Friday, October 10, 2008

Prescription: A healthier global warming plan

By Bill Magavern (published Thursday, October 09, 2008)

Even if pictures of stranded polar bears failed to warm your heart, global warming’s effect on your health should get your circulation going. As the California Air Resources Board takes on climate change with a plan scheduled for Oct. 3 release, Californians ought to scrutinize the effects that plan will have on our bodies.


Public health officials have predicted that human-induced warming will cause our elderly, outdoors workers and athletes to suffer increased amounts of heat-related illness, which in 2006 killed more than 100 vulnerable residents.


By taking action to slow global warming, we not only can lessen heat-related illness, we can also reduce the air pollution that plagues most of California. Curbing the pollution that causes global warming could prevent more than 3,000 premature deaths by 2020 and stave off an estimated 110,000 asthma cases, the California Air Resources Board has estimated.


Fortunately, the Global Warming Solutions Act, Assembly Bill 32, was passed by the Legislature and signed by the Governor in 2006. Air Board experts have been developing their scoping plan for meeting that law’s requirement that California return its greenhouse gas emissions to 1990 levels by the year 2020. A revised version of the plan should come out Oct. 3.


As they design measures to reduce greenhouse gases, Air Board officials should provide the additional benefit of improving air quality, especially in communities that suffer from the most severe smog, particulates, and toxic air emissions. Low-income communities and communities of color should not have to sacrifice their right to breathe clean air in an environmentally just world.


The good news is that many common-sense measures to reduce greenhouse gas emissions will also help us breathe easier.
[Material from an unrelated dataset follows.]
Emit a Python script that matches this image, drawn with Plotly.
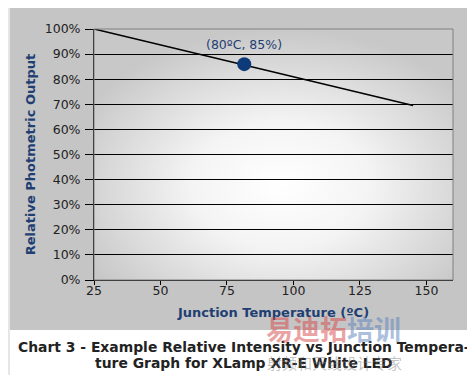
import plotly.graph_objects as go
import base64

# Data
line_temp = [25, 145]
line_output = [100, 69.5]
point_temp = [81.5]
point_output = [86]
point_label = "(80ºC, 85%)"
x_ticks = [25, 50, 75, 100, 125, 150]
y_ticks = [0, 10, 20, 30, 40, 50, 60, 70, 80, 90, 100]
y_ticklabels = [f"{v}%" for v in y_ticks]
caption_lines = ["Chart 3 - Example Relative Intensity vs Junction Tempera-",
                 "ture Graph for XLamp XR-E White LED"]

W, H = 475, 375
L, R, T, B = 86, 30, 21, 103
pw, ph = W - L - R, H - T - B

def px_x(p):
    return (p - L) / pw

def px_y(p):
    return (H - B - p) / ph

svg = ('<svg xmlns="http://www.w3.org/2000/svg" width="359" height="251" viewBox="0 0 359 251" preserveAspectRatio="none">'
       '<defs><radialGradient id="g" gradientUnits="objectBoundingBox" cx="0.52" cy="0.62" r="0.62">'
       '<stop offset="0" stop-color="#ffffff"/><stop offset="0.4" stop-color="#f4f4f4"/>'
       '<stop offset="1" stop-color="#c8c8c8"/></radialGradient></defs>'
       '<rect x="0" y="0" width="359" height="251" fill="url(#g)"/></svg>')
svg_uri = "data:image/svg+xml;base64," + base64.b64encode(svg.encode()).decode()

fig = go.Figure()
fig.add_trace(go.Scatter(x=line_temp, y=line_output, mode="lines",
                         line=dict(color="black", width=1.6), showlegend=False, hoverinfo="skip"))
fig.add_trace(go.Scatter(x=point_temp, y=point_output, mode="markers",
                         marker=dict(color="#0d3a78", size=14), showlegend=False))

fig.add_annotation(x=point_temp[0], y=point_output[0], text=point_label, showarrow=False,
                   yshift=20, font=dict(family="DejaVu Sans", size=12.5, color="#1f3f73"))

fig.add_layout_image(source=svg_uri, xref="paper", yref="paper", x=0, y=1,
                     sizex=1, sizey=1, xanchor="left", yanchor="top",
                     sizing="stretch", layer="below")

# white strip below the gray chart background, and thin left edge
fig.add_shape(type="rect", xref="paper", yref="paper", layer="below",
              x0=px_x(0), x1=px_x(W), y0=px_y(H), y1=px_y(322),
              fillcolor="white", line=dict(width=0))
fig.add_shape(type="rect", xref="paper", yref="paper", layer="below",
              x0=px_x(0), x1=px_x(2), y0=px_y(H), y1=px_y(0),
              fillcolor="#e6e6e6", line=dict(width=0))

# plot area border (top/right gray)
fig.add_shape(type="rect", xref="paper", yref="paper", x0=0, x1=1, y0=0, y1=1,
              line=dict(color="#808080", width=1))

for txt, yy in zip(caption_lines, [349, 365]):
    fig.add_annotation(xref="paper", yref="paper", x=px_x(236), y=px_y(yy),
                       text=txt, showarrow=False, align="center",
                       font=dict(family="DejaVu Sans", size=13.9, color="#222222", weight="bold"))

fig.add_annotation(xref="paper", yref="paper", x=px_x(395), y=px_y(342),
                   text="<span style='color:rgba(215,70,70,0.5)'>易迪拓</span><span style='color:rgba(90,130,190,0.5)'>培训</span>",
                   showarrow=False,
                   font=dict(family="Noto Sans CJK SC", size=27, weight="bold"))
fig.add_annotation(xref="paper", yref="paper", x=px_x(396), y=px_y(367),
                   text="射频和天线设计专家", showarrow=False,
                   font=dict(family="Noto Sans CJK SC", size=15, color="rgba(120,120,120,0.45)"))

fig.update_layout(
    width=W, height=H,
    margin=dict(l=L, r=R, t=T, b=B),
    paper_bgcolor="#c5c5c5",
    plot_bgcolor="rgba(0,0,0,0)",
    font=dict(family="DejaVu Sans", size=12.5, color="#222222"),
    xaxis=dict(range=[25, 160], tickvals=x_ticks, ticks="outside", ticklen=4,
               tickcolor="black", showline=True, linecolor="black", linewidth=1,
               showgrid=False, zeroline=False, ticklabelstandoff=-5,
               title=dict(text="<b>Junction Temperature (ºC)</b>", standoff=10,
                          font=dict(family="DejaVu Sans", size=13, color="#1f3f73"))),
    yaxis=dict(range=[0, 100], tickvals=y_ticks, ticktext=y_ticklabels, ticks="outside",
               ticklen=8, tickcolor="black", showline=True, linecolor="black", linewidth=1,
               showgrid=True, gridcolor="black", gridwidth=1, zeroline=False,
               ticklabelstandoff=2,
               title=dict(text="<b>Relative Photmetric Output</b>", standoff=6,
                          font=dict(family="DejaVu Sans", size=13, color="#1f3f73"))),
)

fig.write_html("out.html")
By raising the clean-energy standard for our electricity providers to 33%, allowing cities and counties to power up their purchase of renewable energy by combining buying power at the local level, and telling the automakers to put zero-emission vehicles on the road, California can combat climate change and air pollution at the same time.


But some proposals to address climate change could have drawbacks for local air quality if they are poorly designed. If the Air Board sets up a pollution-trading system for greenhouse gases, as it intends to do, permits to pollute should not be given away to the polluters. Handing out a valuable asset to the big oil and power companies would not motivate them to clean up dirty facilities in low-income communities as quickly as possible. Instead, polluters should have to pay for emission allowances through an auction. Funds raised through the auction should be used for public purposes such as energy efficiency, promotion of renewable energy and public transit, aid to low-income consumers, and providing training for green jobs.


Greenhouse gas “offsets” are another controversial issue. Offsets may have a role in reducing greenhouse gas, but they should be limited to assure the integrity of the emission reductions and fulfill the letter and spirit of the law. While projects such as planting trees or building clean energy facilities may benefit individual communities, regulators must not let polluters off the hook or those who breathe the air near polluting plants, landfills and kilns will suffer.


AB 32, which we strongly supported, drew much of its backing from the prospect that an enforceable cap on our state’s greenhouse gas emissions would spur the technological innovations required to fundamentally transform our energy economy, and that California would benefit by creating the green technologies that the rest of the country and the rest of the world will demand. Curbing global warming will require a rapid greening of our vehicles, fuels and power plants. If those sectors are able to comply with AB 32 requirements by outsourcing their emission reductions to other sectors and other jurisdictions, it could hold back the entire clean energy revolution.


We must prioritize offset projects that will provide environmental benefits to California, especially in communities suffering from excessive levels of pollution. AB 32 requires CARB to ensure that its implementation rules “complement, and do not interfere with efforts to achieve and maintain federal and state ambient air quality standards and to reduce toxic air contaminant emissions.”
Strengthening our global warming plan will provide a bigger dose of health benefits to California’s poorest and most powerless residents as we reduce climate change.


Plus, it might help the polar bears too.